El laicismo no debe ser presentado como agresivo o enemigo de las religiones, ya que entiende que las mismas son hechos sociales y culturales que merecen nuestro respeto dentro de los límites legales a los cuales deben ceñirse.
Las confesionalidades, en pie de igualdad, son un fenómeno ajeno al que hacer estatal, y corresponden al fuero íntimo y privado de sus fieles, lo que debe ser protegido por la legislación, sino exceden los límites que señala el derecho.
El derecho a profesar una religión, que no contravenga el orden público y la legislación del Estado, ha de ser tan pleno como el derecho de no profesar alguna.

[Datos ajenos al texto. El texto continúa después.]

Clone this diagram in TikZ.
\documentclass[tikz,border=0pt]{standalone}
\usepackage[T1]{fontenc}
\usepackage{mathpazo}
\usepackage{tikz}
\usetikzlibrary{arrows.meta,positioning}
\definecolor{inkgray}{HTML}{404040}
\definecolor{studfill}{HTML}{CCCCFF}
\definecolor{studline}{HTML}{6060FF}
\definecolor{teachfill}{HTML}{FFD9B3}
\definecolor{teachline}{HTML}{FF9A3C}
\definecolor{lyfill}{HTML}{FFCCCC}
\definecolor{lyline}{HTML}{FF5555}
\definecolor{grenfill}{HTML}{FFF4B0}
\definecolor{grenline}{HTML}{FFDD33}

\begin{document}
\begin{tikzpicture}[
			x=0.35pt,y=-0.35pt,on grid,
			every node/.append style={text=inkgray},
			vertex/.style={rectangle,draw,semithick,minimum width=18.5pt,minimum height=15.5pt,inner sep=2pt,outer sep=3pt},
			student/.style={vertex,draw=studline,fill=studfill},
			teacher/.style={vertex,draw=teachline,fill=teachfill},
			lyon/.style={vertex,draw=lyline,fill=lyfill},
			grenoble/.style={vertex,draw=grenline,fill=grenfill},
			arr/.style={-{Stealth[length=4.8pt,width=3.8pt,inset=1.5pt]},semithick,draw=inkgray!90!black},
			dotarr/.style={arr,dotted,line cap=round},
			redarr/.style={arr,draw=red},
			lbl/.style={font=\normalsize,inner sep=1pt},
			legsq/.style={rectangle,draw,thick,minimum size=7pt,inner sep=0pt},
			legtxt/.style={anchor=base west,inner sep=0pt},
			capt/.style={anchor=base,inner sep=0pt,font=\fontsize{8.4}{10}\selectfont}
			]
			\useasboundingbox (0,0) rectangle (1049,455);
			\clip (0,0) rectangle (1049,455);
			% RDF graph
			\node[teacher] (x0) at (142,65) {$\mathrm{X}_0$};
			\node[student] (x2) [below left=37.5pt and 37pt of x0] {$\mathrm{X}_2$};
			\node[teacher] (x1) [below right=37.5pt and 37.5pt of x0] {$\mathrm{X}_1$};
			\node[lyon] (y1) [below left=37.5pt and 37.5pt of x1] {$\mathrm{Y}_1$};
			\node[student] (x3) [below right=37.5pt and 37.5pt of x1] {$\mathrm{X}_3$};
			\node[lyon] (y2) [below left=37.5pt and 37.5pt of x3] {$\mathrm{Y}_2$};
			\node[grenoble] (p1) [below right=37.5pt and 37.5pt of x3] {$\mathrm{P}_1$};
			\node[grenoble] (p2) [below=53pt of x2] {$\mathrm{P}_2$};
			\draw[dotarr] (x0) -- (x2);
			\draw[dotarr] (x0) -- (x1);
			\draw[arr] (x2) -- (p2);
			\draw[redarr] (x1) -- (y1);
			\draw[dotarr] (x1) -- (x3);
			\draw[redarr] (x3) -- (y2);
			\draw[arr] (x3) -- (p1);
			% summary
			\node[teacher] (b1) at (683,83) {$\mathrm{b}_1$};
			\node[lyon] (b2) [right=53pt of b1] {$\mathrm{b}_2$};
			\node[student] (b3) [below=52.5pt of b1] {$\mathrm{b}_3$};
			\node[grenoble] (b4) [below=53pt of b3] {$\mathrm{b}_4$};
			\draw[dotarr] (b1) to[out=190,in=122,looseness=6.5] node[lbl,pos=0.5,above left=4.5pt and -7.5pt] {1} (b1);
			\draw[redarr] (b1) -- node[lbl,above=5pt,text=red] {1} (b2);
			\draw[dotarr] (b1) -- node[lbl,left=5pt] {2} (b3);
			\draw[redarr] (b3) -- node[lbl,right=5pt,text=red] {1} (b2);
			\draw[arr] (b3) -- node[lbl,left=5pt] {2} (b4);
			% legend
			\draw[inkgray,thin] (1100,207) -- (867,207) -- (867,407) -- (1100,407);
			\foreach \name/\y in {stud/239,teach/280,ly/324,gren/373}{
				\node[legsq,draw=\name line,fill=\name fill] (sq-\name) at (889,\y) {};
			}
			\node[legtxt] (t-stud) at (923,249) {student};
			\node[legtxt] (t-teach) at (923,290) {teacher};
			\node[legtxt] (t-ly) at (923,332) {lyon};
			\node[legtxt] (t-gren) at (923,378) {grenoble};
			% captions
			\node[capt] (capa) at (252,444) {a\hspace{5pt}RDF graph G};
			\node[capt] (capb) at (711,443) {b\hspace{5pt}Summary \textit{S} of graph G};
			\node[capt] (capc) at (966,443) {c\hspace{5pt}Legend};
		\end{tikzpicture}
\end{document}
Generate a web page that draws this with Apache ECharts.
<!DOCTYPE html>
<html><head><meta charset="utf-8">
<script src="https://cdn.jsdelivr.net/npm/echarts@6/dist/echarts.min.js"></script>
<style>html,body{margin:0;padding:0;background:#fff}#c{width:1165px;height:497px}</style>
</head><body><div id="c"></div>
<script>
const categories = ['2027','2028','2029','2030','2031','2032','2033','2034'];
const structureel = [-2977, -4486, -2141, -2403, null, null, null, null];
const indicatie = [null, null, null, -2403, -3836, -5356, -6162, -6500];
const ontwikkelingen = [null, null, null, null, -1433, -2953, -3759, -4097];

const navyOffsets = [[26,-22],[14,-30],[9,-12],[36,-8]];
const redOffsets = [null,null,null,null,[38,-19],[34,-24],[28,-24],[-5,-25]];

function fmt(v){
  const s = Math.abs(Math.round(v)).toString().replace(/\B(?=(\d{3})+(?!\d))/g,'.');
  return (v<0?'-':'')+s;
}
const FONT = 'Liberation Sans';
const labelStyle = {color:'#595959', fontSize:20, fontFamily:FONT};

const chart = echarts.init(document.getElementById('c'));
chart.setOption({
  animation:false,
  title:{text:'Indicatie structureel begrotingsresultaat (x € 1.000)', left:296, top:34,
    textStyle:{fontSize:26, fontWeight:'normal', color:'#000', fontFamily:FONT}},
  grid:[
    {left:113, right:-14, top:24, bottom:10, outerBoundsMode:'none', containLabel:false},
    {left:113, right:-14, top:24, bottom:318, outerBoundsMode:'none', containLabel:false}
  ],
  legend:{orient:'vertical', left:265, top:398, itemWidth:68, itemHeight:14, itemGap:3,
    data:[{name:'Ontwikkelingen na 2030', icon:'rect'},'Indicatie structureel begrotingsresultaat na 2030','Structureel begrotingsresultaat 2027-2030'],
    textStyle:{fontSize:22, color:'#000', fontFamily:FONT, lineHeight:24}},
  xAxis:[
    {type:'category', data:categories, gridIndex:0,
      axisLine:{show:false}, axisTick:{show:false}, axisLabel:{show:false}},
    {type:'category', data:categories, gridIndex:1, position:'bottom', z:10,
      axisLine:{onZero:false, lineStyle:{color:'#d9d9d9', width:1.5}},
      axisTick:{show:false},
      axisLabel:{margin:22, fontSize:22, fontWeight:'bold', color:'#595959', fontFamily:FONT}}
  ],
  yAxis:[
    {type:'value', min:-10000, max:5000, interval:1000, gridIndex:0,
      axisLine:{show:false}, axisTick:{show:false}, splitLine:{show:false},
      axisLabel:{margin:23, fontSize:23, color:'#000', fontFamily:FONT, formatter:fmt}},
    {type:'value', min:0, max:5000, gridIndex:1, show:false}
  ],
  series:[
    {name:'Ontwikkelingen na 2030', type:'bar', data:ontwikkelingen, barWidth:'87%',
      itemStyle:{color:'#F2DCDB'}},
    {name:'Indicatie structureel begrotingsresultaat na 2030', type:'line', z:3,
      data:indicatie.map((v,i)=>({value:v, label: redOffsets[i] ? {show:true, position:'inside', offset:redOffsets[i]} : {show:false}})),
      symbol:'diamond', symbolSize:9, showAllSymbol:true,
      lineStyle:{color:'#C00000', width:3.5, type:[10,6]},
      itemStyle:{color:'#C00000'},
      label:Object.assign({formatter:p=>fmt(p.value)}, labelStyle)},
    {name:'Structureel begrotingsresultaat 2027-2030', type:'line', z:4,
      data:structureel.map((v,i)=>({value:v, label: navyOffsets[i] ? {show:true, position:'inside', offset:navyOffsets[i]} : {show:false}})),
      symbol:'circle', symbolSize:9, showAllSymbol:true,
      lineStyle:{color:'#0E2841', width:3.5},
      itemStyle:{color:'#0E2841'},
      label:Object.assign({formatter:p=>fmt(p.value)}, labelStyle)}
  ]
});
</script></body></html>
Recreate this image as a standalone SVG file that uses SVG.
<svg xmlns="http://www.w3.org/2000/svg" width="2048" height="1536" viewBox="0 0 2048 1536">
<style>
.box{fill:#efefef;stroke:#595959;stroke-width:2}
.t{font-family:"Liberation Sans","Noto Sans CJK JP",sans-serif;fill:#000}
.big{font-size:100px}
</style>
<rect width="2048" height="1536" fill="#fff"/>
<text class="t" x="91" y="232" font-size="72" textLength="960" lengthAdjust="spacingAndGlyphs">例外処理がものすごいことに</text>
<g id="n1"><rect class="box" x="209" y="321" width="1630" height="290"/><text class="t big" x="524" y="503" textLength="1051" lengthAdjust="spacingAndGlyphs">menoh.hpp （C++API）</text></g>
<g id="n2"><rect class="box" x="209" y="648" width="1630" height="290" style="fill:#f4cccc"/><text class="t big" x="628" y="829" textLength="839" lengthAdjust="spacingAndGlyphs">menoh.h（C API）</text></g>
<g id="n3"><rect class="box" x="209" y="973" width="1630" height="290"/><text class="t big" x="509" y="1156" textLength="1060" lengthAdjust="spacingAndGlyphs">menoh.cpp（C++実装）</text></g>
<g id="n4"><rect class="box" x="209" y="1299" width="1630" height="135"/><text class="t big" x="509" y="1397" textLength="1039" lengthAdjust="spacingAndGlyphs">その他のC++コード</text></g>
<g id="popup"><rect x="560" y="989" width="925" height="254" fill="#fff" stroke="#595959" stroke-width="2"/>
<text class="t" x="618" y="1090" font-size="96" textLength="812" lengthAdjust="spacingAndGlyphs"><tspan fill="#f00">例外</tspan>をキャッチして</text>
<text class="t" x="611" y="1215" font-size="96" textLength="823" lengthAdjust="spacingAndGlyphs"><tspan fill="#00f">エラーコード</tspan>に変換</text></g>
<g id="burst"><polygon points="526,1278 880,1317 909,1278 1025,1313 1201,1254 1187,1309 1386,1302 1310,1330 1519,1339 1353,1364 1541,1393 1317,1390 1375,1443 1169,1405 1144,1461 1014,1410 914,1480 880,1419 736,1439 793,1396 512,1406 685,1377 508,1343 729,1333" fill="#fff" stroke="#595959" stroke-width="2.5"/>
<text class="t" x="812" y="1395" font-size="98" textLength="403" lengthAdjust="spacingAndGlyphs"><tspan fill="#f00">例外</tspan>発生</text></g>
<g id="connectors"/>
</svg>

El laicismo, como concepto político, busca la inclusión plena de la población de cada Estado a los fines que todos, sin distinción alguna, puedan convivir en tolerancia y armonía, con las diferencias enriquecedoras de toda sociedad.
El laicismo siempre ha sostenido el respeto irrestricto al libre pensamiento como base de la aceptación de la opinión ajena y, en definitiva, de la democracia como estilo de vida.
El laicismo busca plena integración e inclusión de los pueblos, garantizando la igualdad de posibilidades y la no discriminación racial, sexual, económica, de género y de religión.
Que en todo Estado, cuando se confunden los valores religiosos íntimos de cada persona con los principios legales y políticos de la sociedad, comienza la conculcación de los derechos individuales.
Es necesario, que los dogmas religiosos propios no se conviertan en obligaciones sociales.
El laicismo, como idea integradora e inclusiva, se opone a las políticas generadoras de desigualdades sociales y brega por su superación.
El Estado, como representante legal y político de todos sus habitantes, debe mantener una actitud neutra y tolerante hacia las religiones aceptando a todas en pie de igualdad, pero sin privilegiar a ninguna en particular. Ello como modo de asegurar la igualdad, la armonía, la paz social y la democracia.